7.1. Extracting the Final Foreground Mask

This gives a real-valued probability map for the foreground mask. We want a binary mask. The simplest solution would be to threshold the values of the probability map. This may produce a somewhat rough result. Bai et. al. use Graph Cut segmentation to obtain a better final result: you are encouraged (but not required) to use Matlab’s lazysnapping tool to implement this. Fig. 6 shows the output of Video SnapCut.

Fig. 1: Video SnapCut output. First two images on each dataset illustrates the foreground cut-out. The last image on each datset shows how SnapCut can be use to modify the background only.

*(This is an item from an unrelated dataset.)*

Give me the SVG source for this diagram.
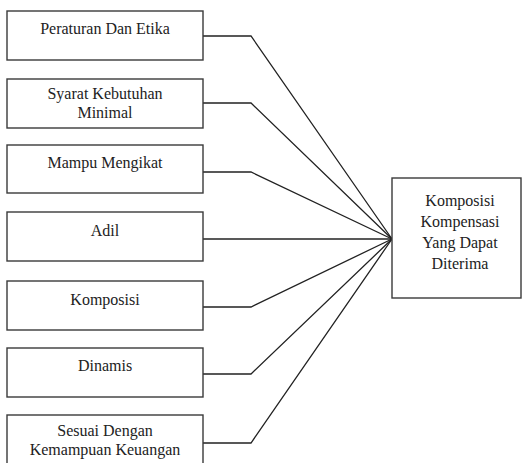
<svg xmlns="http://www.w3.org/2000/svg" width="522" height="463" viewBox="0 0 522 463">
<style>
.box{fill:#fff;stroke:#3a3a3a;stroke-width:1.4}
.t{font-family:"Liberation Serif","Times New Roman",Times,Tinos,"Noto Serif","DejaVu Serif",serif;font-size:16px;fill:#222;text-anchor:middle}
.c{fill:none;stroke:#222;stroke-width:1.3}
</style>
<rect width="522" height="463" fill="#fff"/>
<g id="connectors">
<polyline class="c" points="203,36 251,36 392,239"/>
<polyline class="c" points="203,103 251,103 392,239"/>
<polyline class="c" points="203,172 251,172 392,239"/>
<polyline class="c" points="203,239 392,239"/>
<polyline class="c" points="203,307 251,307 392,239"/>
<polyline class="c" points="203,374 251,374 392,239"/>
<polyline class="c" points="203,443 251,443 392,239"/>
</g>
<g id="n1"><rect class="box" x="7" y="11" width="196" height="49"/><text class="t" x="105" y="34">Peraturan Dan Etika</text></g>
<g id="n2"><rect class="box" x="7" y="79" width="196" height="49"/><text class="t" x="105" y="99">Syarat Kebutuhan</text><text class="t" x="105" y="118">Minimal</text></g>
<g id="n3"><rect class="box" x="7" y="145" width="196" height="48"/><text class="t" x="105" y="168">Mampu Mengikat</text></g>
<g id="n4"><rect class="box" x="7" y="212" width="196" height="49"/><text class="t" x="105" y="236">Adil</text></g>
<g id="n5"><rect class="box" x="7" y="281" width="196" height="49"/><text class="t" x="105" y="305">Komposisi</text></g>
<g id="n6"><rect class="box" x="7" y="348" width="196" height="49"/><text class="t" x="105" y="371">Dinamis</text></g>
<g id="n7"><rect class="box" x="7" y="415" width="196" height="60"/><text class="t" x="105" y="436">Sesuai Dengan</text><text class="t" x="105" y="455">Kemampuan Keuangan</text></g>
<g id="target"><rect class="box" x="392" y="178" width="129" height="120"/><text class="t" x="460" y="206">Komposisi</text><text class="t" x="460" y="227">Kompensasi</text><text class="t" x="460" y="248">Yang Dapat</text><text class="t" x="460" y="269">Diterima</text></g>
</svg>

SnapCut is a novel video cutout system which uses adaptive local classifiers for segmenting dynamic video objects. By localizing the classifiers, the system achieves significantly better results than other algorithms for complicated videos, including complex color distributions, dynamic backgrounds and non-rigid foreground deformations.

8. References

  1. Bai, X., Wang, J., Simons, D. and Sapiro, G., 2009, July. Video snapcut: robust video object cutout using localized classifiers. In ACM Transactions on Graphics (ToG) (Vol. 28, No. 3, p. 70). ACM.
  2. Wang, J. and Cohen, M.F., 2005, October. An iterative optimization approach for unified image segmentation and matting. In Computer Vision, 2005. ICCV 2005. Tenth IEEE International Conference on (Vol. 2, pp. 936-943). IEEE.